As corruption runs amok in India, a colorful cast of activists takes on the politicians.
Back in the 1950s, the British scholar W. H. Morris-Jones identified three idioms of Indian politics. These were the modern, the traditional, and the saintly. Thus, he wrote, “the modern language of politics is the language of the Indian Constitution and the Courts; of parliamentary debate; of the higher administration … ” On the other hand, the traditional idiom was local and sectarian. It “knows little or nothing of the problems of anything as big as India.” Here, “caste (or subcaste or ‘community’) is the core of traditional politics.” Finally, there was the saintly idiom, illustrated at the time Morris-Jones was writing, by the land-donation movement of Acharya Vinoba Bhave, “the ‘Saint on the March,’ who toured India on foot preaching the path of self-sacrifice and love and polity without power.”To understand Indian politics today, Morris-Jones’s framework is still valuable, so long as we add a fourth idiom that has become increasingly common in recent years. This may be termed the instrumental, a euphemism for political behavior that advances the personal financial interests of an individual, his family, his caste, and his party.

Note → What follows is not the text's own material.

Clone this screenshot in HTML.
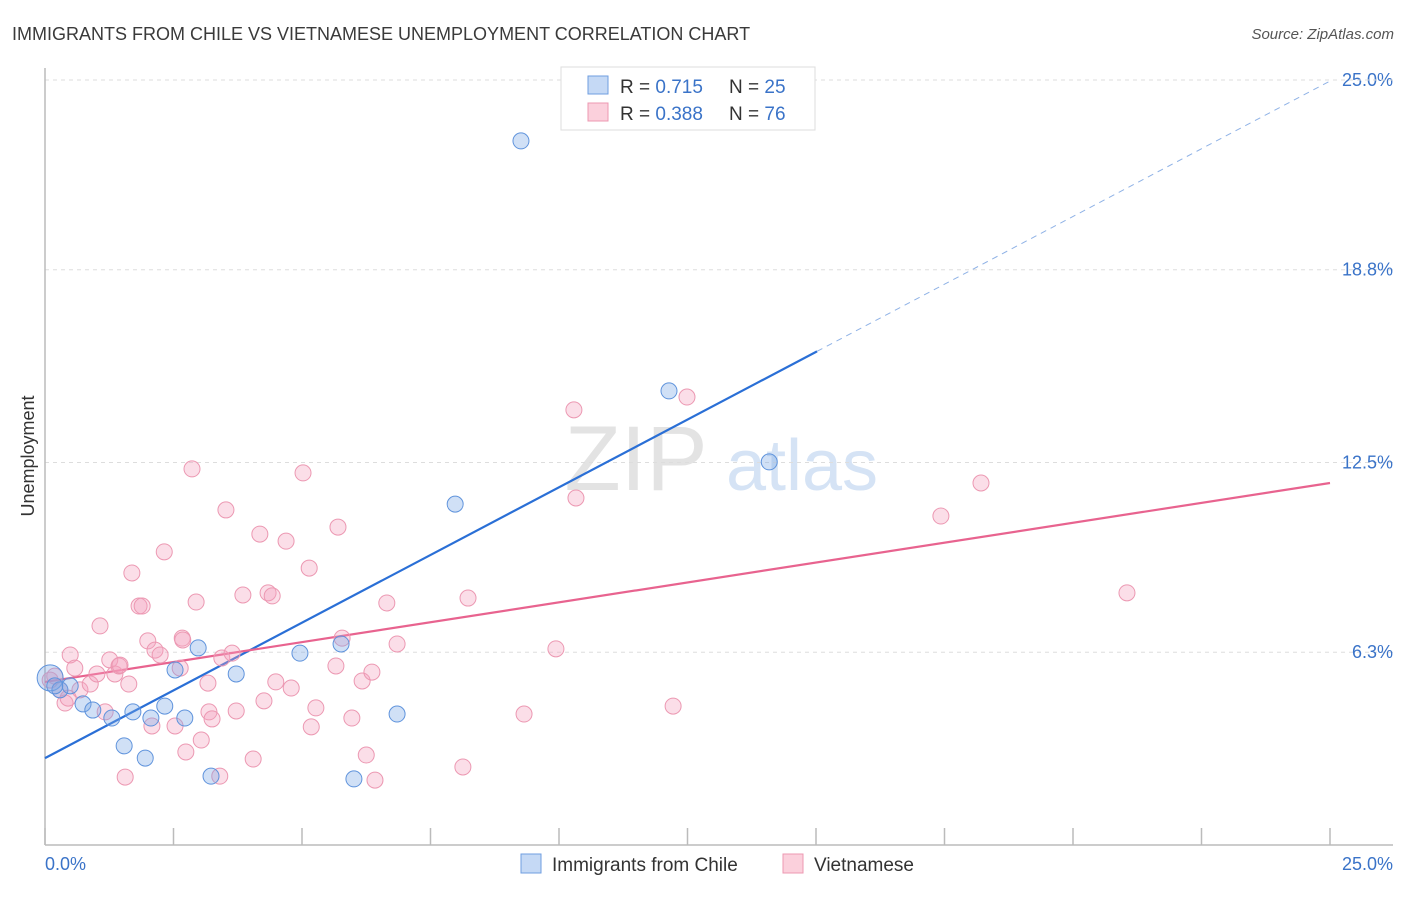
<!DOCTYPE html>
<html><head><meta charset="utf-8"><style>
body{margin:0;background:#fff;font-family:"Liberation Sans",sans-serif}
svg text{font-family:"Liberation Sans",sans-serif}
</style></head><body>
<svg id="chart" width="1406" height="892" viewBox="0 0 1406 892">
<text x="12" y="40" font-size="18" fill="#3a3a3a">IMMIGRANTS FROM CHILE VS VIETNAMESE UNEMPLOYMENT CORRELATION CHART</text>
<text x="1394" y="39" font-size="15" fill="#555" font-style="italic" text-anchor="end">Source: ZipAtlas.com</text>
<text x="34" y="456" font-size="18" fill="#333" text-anchor="middle" transform="rotate(-90 34 456)">Unemployment</text>
<g>
<text x="636" y="490" font-size="92" fill="#e3e3e3" font-family="Liberation Serif,serif" text-anchor="middle">ZIP</text>
<text x="802" y="490" font-size="72" fill="#d5e3f5" text-anchor="middle">atlas</text>
</g>
<g id="grid"></g>
<g id="axes"></g>
<g id="lines"></g>
<g id="points"></g>
<g>
<rect x="561" y="67" width="254" height="63" fill="#fff" stroke="#ddd"/>
<rect x="588" y="76" width="20" height="18" fill="#c5d9f5" stroke="#6f9ee0"/>
<rect x="588" y="103" width="20" height="18" fill="#fbd0dc" stroke="#ec98b2"/>
<text x="620" y="93" font-size="19" fill="#333">R = <tspan fill="#3a73c8">0.715</tspan></text>
<text x="729" y="93" font-size="19" fill="#333">N = <tspan fill="#3a73c8">25</tspan></text>
<text x="620" y="120" font-size="19" fill="#333">R = <tspan fill="#3a73c8">0.388</tspan></text>
<text x="729" y="120" font-size="19" fill="#333">N = <tspan fill="#3a73c8">76</tspan></text>
</g>
<g>
<rect x="521" y="854" width="20" height="19" fill="#c5d9f5" stroke="#6f9ee0"/>
<text x="552" y="871" font-size="19" fill="#333">Immigrants from Chile</text>
<rect x="783" y="854" width="20" height="19" fill="#fbd0dc" stroke="#ec98b2"/>
<text x="814" y="871" font-size="19" fill="#333">Vietnamese</text>
</g>
</svg>
<script>
const yTicks=[6.3,12.5,18.8,25.0];
const yTickLabels=["6.3%","12.5%","18.8%","25.0%"];
const xTickCount=10;
const xLabels=["0.0%","25.0%"];
const chileX=[0.10,0.29,0.49,0.74,0.93,1.30,1.54,1.71,1.95,2.06,2.33,2.53,2.72,2.98,3.23,3.72,4.96,5.76,6.01,6.85,7.98,9.26,12.14,14.09,0.19];
const chileY=[5.46,5.07,5.20,4.61,4.41,4.15,3.24,4.35,2.84,4.15,4.54,5.72,4.15,6.44,2.25,5.59,6.27,6.57,2.16,4.28,11.14,23.01,14.84,12.52,5.20];
const vietX=[0.10,0.19,0.29,0.39,0.49,0.58,0.68,0.88,1.01,1.07,1.17,1.26,1.36,1.44,1.56,1.63,1.69,1.83,1.89,2.00,2.08,2.14,2.24,2.32,2.53,2.63,2.67,2.74,2.86,2.94,3.04,3.17,3.19,3.25,3.44,3.52,3.64,3.72,3.85,4.05,4.18,4.26,4.34,4.42,4.49,4.69,4.79,5.02,5.14,5.18,5.27,5.66,5.70,5.78,5.97,6.17,6.25,6.36,6.42,6.65,6.85,8.13,8.23,9.32,9.94,10.29,10.33,12.22,12.49,17.43,18.21,21.05,3.40,1.46,0.45,2.68];
const vietY=[5.39,5.52,5.07,4.64,6.21,5.78,5.07,5.26,5.59,7.16,4.35,6.05,5.59,5.85,2.22,5.26,8.89,7.81,7.81,6.67,3.89,6.37,6.21,9.58,3.89,5.78,6.76,3.04,12.29,7.94,3.43,5.29,4.35,4.12,6.11,10.95,6.27,4.38,8.17,2.81,10.16,4.71,8.24,8.14,5.33,9.93,5.13,12.16,9.05,3.86,4.48,5.85,10.39,6.76,4.15,5.36,2.94,5.65,2.12,7.91,6.57,2.55,8.07,4.28,6.41,14.22,11.34,4.54,14.64,10.75,11.83,8.24,2.25,5.88,4.80,6.70];
const chileFit=[2.84,0.885];
const vietFit=[5.33,0.26];
const X0=45,X1=1330,Y0=845,Y1=80;
const sx=v=>X0+(X1-X0)*v/25;
const sy=v=>Y0-(Y0-Y1)*v/25;
const NS="http://www.w3.org/2000/svg";
function mk(tag,attrs,parent){const e=document.createElementNS(NS,tag);for(const k in attrs)e.setAttribute(k,attrs[k]);document.getElementById(parent).appendChild(e);return e;}
yTicks.forEach((t,i)=>{
 const g=mk('line',{x1:X0,x2:1393,y1:sy(t),y2:sy(t),stroke:'#ddd','stroke-dasharray':'4,4'},'grid');
 
 
 const l=mk('text',{x:1393,y:sy(t)+6,'font-size':18,fill:'#3a73c8','text-anchor':'end'},'grid');
 l.textContent=yTickLabels[i];
 
 
});
const topLine=mk('line',{x1:X0,x2:1393,y1:Y1,y2:Y1,stroke:'#ddd','stroke-dasharray':'4,4'},'grid');


const ya=mk('line',{x1:X0,x2:X0,y1:68,y2:Y0,stroke:'#bbb','stroke-width':1.5},'axes');


const xa=mk('line',{x1:X0,x2:1393,y1:Y0,y2:Y0,stroke:'#bbb','stroke-width':1.5},'axes');


for(let i=0;i<=xTickCount;i++){
 const x=sx(25*i/xTickCount);
 const t=mk('line',{x1:x,x2:x,y1:828,y2:Y0,stroke:'#bbb','stroke-width':1.5},'axes');
 
 
}
const xl0=mk('text',{x:45,y:870,'font-size':18,fill:'#3a73c8'},'axes');xl0.textContent=xLabels[0];


const xl1=mk('text',{x:1393,y:870,'font-size':18,fill:'#3a73c8','text-anchor':'end'},'axes');xl1.textContent=xLabels[1];


vietX.forEach((v,i)=>{
 const c=mk('circle',{cx:sx(v),cy:sy(vietY[i]),r:8,fill:'rgba(244,160,188,0.35)',stroke:'#ec98b2','stroke-width':1},'points');
 
 
});
chileX.forEach((v,i)=>{
 const c=mk('circle',{cx:sx(v),cy:sy(chileY[i]),r:i===0?13:8,fill:'rgba(120,165,230,0.35)',stroke:'#5f93dc','stroke-width':1},'points');
 
 
});
const cEnd=15.02;
const b1=mk('line',{x1:sx(0),y1:sy(chileFit[0]),x2:sx(cEnd),y2:sy(chileFit[0]+chileFit[1]*cEnd),stroke:'#2a6fd6','stroke-width':2.2},'lines');


const b2=mk('line',{x1:sx(cEnd),y1:sy(chileFit[0]+chileFit[1]*cEnd),x2:sx(25),y2:sy(chileFit[0]+chileFit[1]*25),stroke:'#8fb2e6','stroke-width':1,'stroke-dasharray':'6,5'},'lines');


const p1=mk('line',{x1:sx(0),y1:sy(vietFit[0]),x2:sx(25),y2:sy(vietFit[0]+vietFit[1]*25),stroke:'#e8638f','stroke-width':2.2},'lines');


</script>
</body></html>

For the first decade of independence, Indian politics was dominated by associates of Mahatma Gandhi who shared his integrity if not his courage. In the 1960s, the first signs of corruption entered the system. The economy was then strictly regulated. Entrepreneurs needed licenses to open or expand businesses, for which some politicians now expected bribes.
When the license-permit-quota raj was dismantled in the 1990s, it was expected that corruption would diminish. In fact, it has increased spectacularly. The state still retains control over land and natural resources and over infrastructure projects. With the surge in the Indian economy, control of these resources is worth hundreds of billions of dollars, encouraging sweetheart deals between politicians and entrepreneurs. The proceeds from these deals are then distributed among the elected members of the legislature and to favored bureaucrats. According to a recent study by the Association for Democratic Reforms, as many as 300 out of the 540 members of Parliament are millionaires. The majority were born in modest middle-class homes; their wealth ballooned after they entered politics.
In the past year, India has been racked by a series of corruption scandals. A housing complex in Mumbai meant for war veterans had its units allocated to politicians and bureaucrats and their cronies. Politicians associated with the ruling Congress Party skimmed off large sums of money from funds allocated to the Commonwealth Games, held in New Delhi in late 2010. Politicians of the major opposition party, the Bharatiya Janata Party (BJP), were involved in a mining scandal in the state of Karnataka, where millions of tons of iron ore were shipped to China untaxed and in violation of labor and environmental standards. Then, in the biggest scam of all, a minister of the Union Government was found to have massively undersold licenses to mobile-telephone companies, thus giving them cheap, privileged access to airwaves.